• EXERCISE TASK
Reproduce all of the data below without alteration; exclude every picture.

• RECORDED INFORMATION
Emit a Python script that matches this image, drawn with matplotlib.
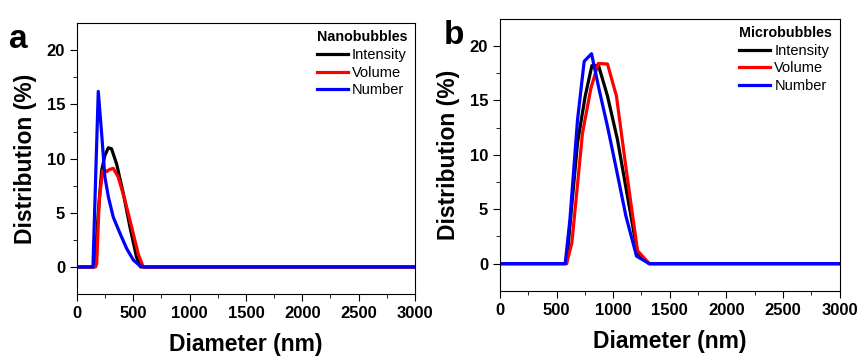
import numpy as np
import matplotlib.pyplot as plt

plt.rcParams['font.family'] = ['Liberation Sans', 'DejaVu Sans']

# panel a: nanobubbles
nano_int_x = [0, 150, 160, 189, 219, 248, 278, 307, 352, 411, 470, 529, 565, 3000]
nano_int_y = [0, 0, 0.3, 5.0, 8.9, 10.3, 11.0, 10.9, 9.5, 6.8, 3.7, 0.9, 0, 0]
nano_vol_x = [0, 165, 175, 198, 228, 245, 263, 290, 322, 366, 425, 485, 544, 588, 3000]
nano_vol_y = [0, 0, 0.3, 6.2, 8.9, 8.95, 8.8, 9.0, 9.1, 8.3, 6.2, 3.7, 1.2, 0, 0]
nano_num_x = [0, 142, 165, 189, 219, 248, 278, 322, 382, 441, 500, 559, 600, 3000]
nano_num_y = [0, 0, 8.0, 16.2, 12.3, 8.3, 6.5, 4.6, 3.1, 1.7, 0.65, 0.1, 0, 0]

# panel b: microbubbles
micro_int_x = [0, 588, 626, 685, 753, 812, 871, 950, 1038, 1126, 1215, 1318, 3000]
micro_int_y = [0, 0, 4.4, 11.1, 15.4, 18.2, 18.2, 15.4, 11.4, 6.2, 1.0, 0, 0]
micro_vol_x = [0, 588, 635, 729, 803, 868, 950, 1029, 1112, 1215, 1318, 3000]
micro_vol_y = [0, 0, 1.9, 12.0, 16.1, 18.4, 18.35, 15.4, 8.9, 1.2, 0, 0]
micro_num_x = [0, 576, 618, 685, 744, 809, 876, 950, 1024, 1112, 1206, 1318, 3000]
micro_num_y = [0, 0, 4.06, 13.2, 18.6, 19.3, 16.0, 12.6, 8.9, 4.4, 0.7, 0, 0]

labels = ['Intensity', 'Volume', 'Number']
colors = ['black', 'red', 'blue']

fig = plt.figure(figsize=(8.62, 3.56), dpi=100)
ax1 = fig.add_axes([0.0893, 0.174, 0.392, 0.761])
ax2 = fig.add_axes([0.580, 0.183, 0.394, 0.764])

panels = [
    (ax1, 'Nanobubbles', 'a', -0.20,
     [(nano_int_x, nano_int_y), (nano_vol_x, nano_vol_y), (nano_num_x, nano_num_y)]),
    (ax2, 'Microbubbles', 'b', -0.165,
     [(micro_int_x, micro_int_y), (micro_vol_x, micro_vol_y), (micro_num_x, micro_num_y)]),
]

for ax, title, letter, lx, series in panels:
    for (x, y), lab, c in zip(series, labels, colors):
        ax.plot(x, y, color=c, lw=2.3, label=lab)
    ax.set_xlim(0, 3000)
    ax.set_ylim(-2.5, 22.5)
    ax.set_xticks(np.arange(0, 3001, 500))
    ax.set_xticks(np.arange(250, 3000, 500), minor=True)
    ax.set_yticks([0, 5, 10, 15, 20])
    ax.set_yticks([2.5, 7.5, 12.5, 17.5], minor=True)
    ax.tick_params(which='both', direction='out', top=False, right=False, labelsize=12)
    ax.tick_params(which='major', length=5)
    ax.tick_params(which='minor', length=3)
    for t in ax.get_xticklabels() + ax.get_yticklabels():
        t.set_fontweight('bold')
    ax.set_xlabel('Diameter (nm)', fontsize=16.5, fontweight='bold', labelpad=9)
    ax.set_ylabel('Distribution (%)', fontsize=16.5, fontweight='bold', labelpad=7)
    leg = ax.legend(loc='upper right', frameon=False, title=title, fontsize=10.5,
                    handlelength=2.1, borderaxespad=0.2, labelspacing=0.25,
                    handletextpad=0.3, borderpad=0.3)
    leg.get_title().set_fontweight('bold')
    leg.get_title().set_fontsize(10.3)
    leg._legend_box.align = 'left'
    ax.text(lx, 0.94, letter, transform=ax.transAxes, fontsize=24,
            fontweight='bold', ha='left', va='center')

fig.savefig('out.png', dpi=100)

• ANSWER
Emit a Python script that matches this image, drawn with matplotlib.
import numpy as np
import matplotlib.pyplot as plt

plt.rcParams['font.family'] = ['Liberation Sans', 'DejaVu Sans']

# panel a: nanobubbles
nano_int_x = [0, 150, 160, 189, 219, 248, 278, 307, 352, 411, 470, 529, 565, 3000]
nano_int_y = [0, 0, 0.3, 5.0, 8.9, 10.3, 11.0, 10.9, 9.5, 6.8, 3.7, 0.9, 0, 0]
nano_vol_x = [0, 165, 175, 198, 228, 245, 263, 290, 322, 366, 425, 485, 544, 588, 3000]
nano_vol_y = [0, 0, 0.3, 6.2, 8.9, 8.95, 8.8, 9.0, 9.1, 8.3, 6.2, 3.7, 1.2, 0, 0]
nano_num_x = [0, 142, 165, 189, 219, 248, 278, 322, 382, 441, 500, 559, 600, 3000]
nano_num_y = [0, 0, 8.0, 16.2, 12.3, 8.3, 6.5, 4.6, 3.1, 1.7, 0.65, 0.1, 0, 0]

# panel b: microbubbles
micro_int_x = [0, 588, 626, 685, 753, 812, 871, 950, 1038, 1126, 1215, 1318, 3000]
micro_int_y = [0, 0, 4.4, 11.1, 15.4, 18.2, 18.2, 15.4, 11.4, 6.2, 1.0, 0, 0]
micro_vol_x = [0, 588, 635, 729, 803, 868, 950, 1029, 1112, 1215, 1318, 3000]
micro_vol_y = [0, 0, 1.9, 12.0, 16.1, 18.4, 18.35, 15.4, 8.9, 1.2, 0, 0]
micro_num_x = [0, 576, 618, 685, 744, 809, 876, 950, 1024, 1112, 1206, 1318, 3000]
micro_num_y = [0, 0, 4.06, 13.2, 18.6, 19.3, 16.0, 12.6, 8.9, 4.4, 0.7, 0, 0]

labels = ['Intensity', 'Volume', 'Number']
colors = ['black', 'red', 'blue']

fig = plt.figure(figsize=(8.62, 3.56), dpi=100)
ax1 = fig.add_axes([0.0893, 0.174, 0.392, 0.761])
ax2 = fig.add_axes([0.580, 0.183, 0.394, 0.764])

panels = [
    (ax1, 'Nanobubbles', 'a', -0.20,
     [(nano_int_x, nano_int_y), (nano_vol_x, nano_vol_y), (nano_num_x, nano_num_y)]),
    (ax2, 'Microbubbles', 'b', -0.165,
     [(micro_int_x, micro_int_y), (micro_vol_x, micro_vol_y), (micro_num_x, micro_num_y)]),
]

for ax, title, letter, lx, series in panels:
    for (x, y), lab, c in zip(series, labels, colors):
        ax.plot(x, y, color=c, lw=2.3, label=lab)
    ax.set_xlim(0, 3000)
    ax.set_ylim(-2.5, 22.5)
    ax.set_xticks(np.arange(0, 3001, 500))
    ax.set_xticks(np.arange(250, 3000, 500), minor=True)
    ax.set_yticks([0, 5, 10, 15, 20])
    ax.set_yticks([2.5, 7.5, 12.5, 17.5], minor=True)
    ax.tick_params(which='both', direction='out', top=False, right=False, labelsize=12)
    ax.tick_params(which='major', length=5)
    ax.tick_params(which='minor', length=3)
    for t in ax.get_xticklabels() + ax.get_yticklabels():
        t.set_fontweight('bold')
    ax.set_xlabel('Diameter (nm)', fontsize=16.5, fontweight='bold', labelpad=9)
    ax.set_ylabel('Distribution (%)', fontsize=16.5, fontweight='bold', labelpad=7)
    leg = ax.legend(loc='upper right', frameon=False, title=title, fontsize=10.5,
                    handlelength=2.1, borderaxespad=0.2, labelspacing=0.25,
                    handletextpad=0.3, borderpad=0.3)
    leg.get_title().set_fontweight('bold')
    leg.get_title().set_fontsize(10.3)
    leg._legend_box.align = 'left'
    ax.text(lx, 0.94, letter, transform=ax.transAxes, fontsize=24,
            fontweight='bold', ha='left', va='center')

fig.savefig('out.png', dpi=100)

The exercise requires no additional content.